Enfin, dans le monde 6, on peut poser son anneau de mariage par terre, ce qui a pour effet de ralentir le temps. Ce qui veut dire que la recherche de cet amour perdu ralentit le temps, donc le progrès. Mais on ne parle pas ici de quelque chose simple que la vie privée et la vie professionnelle, puisque Tim cherche à retrouver la princesse grâce au progrès. Je pense que cela veut dire que la recherche ne doit pas avoir de but. Mais, pourquoi faire quelque chose si on n'a pas de but ? Je pense donc que la recherche nous est ici montrée comme quelque chose qui doit être absurde pour être menée à bien.

Voyons maintenant le level design. Ce que l'on remarque bien évidemment tout de suite, c'est qu'il est copié sur celui d'un Mario. On retrouve des animaux qui, je trouve ressemblent à des moutons, sont, ca se voit tout de suite, des copies des goombas ; on retrouve aussi les plantes piranha et les canons, même si il me semble que les lapins sont des inventions de Braid. En revanche, contrairement à un Mario, ou ces personnages sont des méchants à tuer, rien ne nous y pousse dans Braid. Pourquoi sauter sur un mouton, alors ? Pour pouvoir rebondir plus haut. Il faut même parfois les épargner pour pouvoir finir le niveau. En fait, pour moi, dans Braid, encore plus que dans les autres jeux, tout semble sorti d'un laboratoire, tout est contrôlé, minuté, et on tente de reconstituer un puzzle. La résolution de ses puzzles nous mène vers la princesse, donc vers le progrès. Or, si vous avez déjà résolu un problème un peu scientifique, mais quand on le comprend, c'est comme si des pièces de puzzle s'assemblaient logiquement pour former un tout. On jouerait donc en fait les expériences de Tim ? Mais n'est-on pas carrément dans l'esprit de Tim ? Je vous rappelle qu'à la fin du jeu, une muraille se forme dans son esprit. Or on voit cette muraille se matérialiser devant nous.
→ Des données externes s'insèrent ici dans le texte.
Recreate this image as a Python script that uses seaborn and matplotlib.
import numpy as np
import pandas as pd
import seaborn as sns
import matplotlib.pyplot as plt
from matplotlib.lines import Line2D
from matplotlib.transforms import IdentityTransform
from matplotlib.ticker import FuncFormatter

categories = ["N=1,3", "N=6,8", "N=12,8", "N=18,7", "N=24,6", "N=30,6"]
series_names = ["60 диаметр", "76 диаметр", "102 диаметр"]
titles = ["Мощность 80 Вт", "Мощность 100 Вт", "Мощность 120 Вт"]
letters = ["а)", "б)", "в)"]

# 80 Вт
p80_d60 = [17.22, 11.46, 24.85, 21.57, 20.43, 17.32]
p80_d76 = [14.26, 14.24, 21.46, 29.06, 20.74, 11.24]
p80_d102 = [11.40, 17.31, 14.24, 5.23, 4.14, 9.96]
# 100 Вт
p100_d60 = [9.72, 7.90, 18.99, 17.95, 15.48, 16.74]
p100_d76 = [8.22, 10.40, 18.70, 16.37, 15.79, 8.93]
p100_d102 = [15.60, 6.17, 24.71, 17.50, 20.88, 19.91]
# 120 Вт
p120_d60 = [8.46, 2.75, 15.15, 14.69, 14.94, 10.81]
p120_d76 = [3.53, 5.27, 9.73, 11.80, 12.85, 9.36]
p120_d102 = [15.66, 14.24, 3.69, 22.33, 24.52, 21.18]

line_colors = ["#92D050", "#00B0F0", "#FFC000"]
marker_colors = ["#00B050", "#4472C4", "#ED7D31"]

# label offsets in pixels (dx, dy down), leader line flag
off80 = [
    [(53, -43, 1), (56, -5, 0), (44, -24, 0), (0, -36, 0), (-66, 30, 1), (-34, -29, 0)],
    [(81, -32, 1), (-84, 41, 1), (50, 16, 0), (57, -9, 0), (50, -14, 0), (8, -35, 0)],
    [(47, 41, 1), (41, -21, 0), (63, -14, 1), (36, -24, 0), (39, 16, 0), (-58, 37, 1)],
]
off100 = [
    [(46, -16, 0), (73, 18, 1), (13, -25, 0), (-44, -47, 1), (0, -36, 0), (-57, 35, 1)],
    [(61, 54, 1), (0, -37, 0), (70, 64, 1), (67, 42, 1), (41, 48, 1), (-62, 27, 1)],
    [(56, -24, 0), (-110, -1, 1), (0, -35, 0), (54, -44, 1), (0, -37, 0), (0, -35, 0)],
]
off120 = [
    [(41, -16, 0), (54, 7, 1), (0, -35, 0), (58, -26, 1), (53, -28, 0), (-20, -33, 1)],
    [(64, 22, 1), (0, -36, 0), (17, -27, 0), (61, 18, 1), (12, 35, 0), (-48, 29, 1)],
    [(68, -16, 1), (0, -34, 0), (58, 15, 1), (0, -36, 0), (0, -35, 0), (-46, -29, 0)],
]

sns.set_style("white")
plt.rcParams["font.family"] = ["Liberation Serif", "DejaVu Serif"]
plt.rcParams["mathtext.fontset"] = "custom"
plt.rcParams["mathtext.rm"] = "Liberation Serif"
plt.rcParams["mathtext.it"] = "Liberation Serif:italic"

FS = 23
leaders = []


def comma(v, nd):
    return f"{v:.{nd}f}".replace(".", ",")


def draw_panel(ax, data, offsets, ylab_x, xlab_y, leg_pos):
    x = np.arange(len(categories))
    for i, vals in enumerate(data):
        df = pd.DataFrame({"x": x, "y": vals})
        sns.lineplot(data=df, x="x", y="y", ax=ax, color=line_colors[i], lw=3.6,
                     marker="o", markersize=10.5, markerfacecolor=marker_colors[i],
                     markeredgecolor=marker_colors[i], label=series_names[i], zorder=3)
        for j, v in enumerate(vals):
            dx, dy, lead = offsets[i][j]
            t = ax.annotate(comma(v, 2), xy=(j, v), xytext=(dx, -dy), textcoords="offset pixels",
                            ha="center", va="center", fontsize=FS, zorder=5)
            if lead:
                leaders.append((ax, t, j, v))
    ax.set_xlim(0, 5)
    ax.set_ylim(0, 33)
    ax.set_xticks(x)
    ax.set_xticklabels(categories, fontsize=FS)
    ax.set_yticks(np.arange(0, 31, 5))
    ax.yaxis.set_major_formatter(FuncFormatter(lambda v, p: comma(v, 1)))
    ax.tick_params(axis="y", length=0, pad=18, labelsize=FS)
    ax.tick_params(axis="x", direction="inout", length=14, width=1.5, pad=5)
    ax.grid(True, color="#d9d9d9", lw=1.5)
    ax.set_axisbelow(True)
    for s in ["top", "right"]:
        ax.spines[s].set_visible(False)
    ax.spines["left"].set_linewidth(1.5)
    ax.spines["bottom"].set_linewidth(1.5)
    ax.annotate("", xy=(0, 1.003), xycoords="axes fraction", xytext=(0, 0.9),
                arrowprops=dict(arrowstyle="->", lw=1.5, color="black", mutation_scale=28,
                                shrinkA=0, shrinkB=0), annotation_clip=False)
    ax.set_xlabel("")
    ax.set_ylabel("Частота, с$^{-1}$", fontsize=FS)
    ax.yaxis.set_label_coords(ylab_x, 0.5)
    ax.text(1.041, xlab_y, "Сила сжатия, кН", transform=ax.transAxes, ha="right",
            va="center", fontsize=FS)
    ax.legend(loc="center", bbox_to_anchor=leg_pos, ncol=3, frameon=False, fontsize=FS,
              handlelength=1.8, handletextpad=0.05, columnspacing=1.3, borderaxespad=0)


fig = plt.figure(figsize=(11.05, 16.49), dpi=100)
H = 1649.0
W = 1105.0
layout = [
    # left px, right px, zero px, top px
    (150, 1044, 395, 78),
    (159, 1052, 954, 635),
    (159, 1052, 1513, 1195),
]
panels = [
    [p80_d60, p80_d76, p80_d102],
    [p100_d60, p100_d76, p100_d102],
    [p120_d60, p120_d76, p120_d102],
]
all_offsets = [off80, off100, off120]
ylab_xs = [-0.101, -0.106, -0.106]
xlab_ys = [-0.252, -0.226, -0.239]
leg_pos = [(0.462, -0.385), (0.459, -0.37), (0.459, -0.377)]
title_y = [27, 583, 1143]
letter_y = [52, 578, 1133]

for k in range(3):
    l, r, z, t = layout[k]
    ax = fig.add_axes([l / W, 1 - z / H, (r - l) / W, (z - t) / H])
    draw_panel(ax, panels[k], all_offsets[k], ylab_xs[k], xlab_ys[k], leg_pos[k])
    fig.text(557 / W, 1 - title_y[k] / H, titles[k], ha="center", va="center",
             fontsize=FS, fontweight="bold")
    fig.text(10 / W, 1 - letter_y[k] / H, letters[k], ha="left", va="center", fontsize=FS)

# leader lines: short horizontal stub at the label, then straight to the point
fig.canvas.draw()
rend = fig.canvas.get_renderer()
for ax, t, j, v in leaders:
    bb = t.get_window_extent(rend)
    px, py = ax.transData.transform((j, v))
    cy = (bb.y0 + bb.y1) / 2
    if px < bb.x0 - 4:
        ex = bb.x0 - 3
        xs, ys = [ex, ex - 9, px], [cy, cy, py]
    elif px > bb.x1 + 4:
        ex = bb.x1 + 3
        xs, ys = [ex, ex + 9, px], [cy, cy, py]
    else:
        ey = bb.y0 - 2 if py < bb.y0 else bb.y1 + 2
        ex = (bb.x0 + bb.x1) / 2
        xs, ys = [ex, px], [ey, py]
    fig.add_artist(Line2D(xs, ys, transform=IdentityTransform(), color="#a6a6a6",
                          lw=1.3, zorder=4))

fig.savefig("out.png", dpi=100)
Avez-vous écouté le podcast n°9 (il me semble) sur l'art et le jeu vidéo ? Pendant 20 minutes, On nous y expliquait que c'était impossible et que de toute façon On n'en n'avait rien à foutre. Mais On nous y disait quelque chose d'intéressant : c'est un jeu, donc ce n'est pas de l'art. Un film peut être une œuvre d'art, non ? Alors pourquoi y rajouter la notion d'interactivité serait incompatible avec la notion d'art ? Parce qu'aucun jeu ne l'avait exploitée auparavant. Au contraire, le fait que l'on doive jouer impliquait des séquences où l'on devait effectuer une action déjà préconçue. C'est d'ailleurs pourquoi on construisait tout le jeu pour amener le joueur à cette séquence, ce qui nuisait forcément à la qualité du reste. De plus, comme le joueur devait effectuer des actions préconçues, il n'avait jamais aucun choix .Dans Braid, on n'a aucun choix à faire, mais l'omniprésence de la narration à la 3ème personne le justifie en quelque sorte : on joue l'histoire que quelqu'un d'autre raconte. On ne choisit rien, on joue, c'est lui qui choisit pour nous. Mais ce que je trouve important et que j'ai donc démontré tout au long de cet article, c'est que même les séquences de jeu sont pleines de sens, et plus uniquement la narration. Si l'on reprend la critique émise par nos chers rédacteurs, je pense que Braid peut être considérée comme l'une des premières œuvres d'art vidéoludiques (je n'ai pas encore joué à The Last Guardian, ni à beaucoup d'autres jeux un peu trop vieux pour moi mais que je suis en train de redécouvrir.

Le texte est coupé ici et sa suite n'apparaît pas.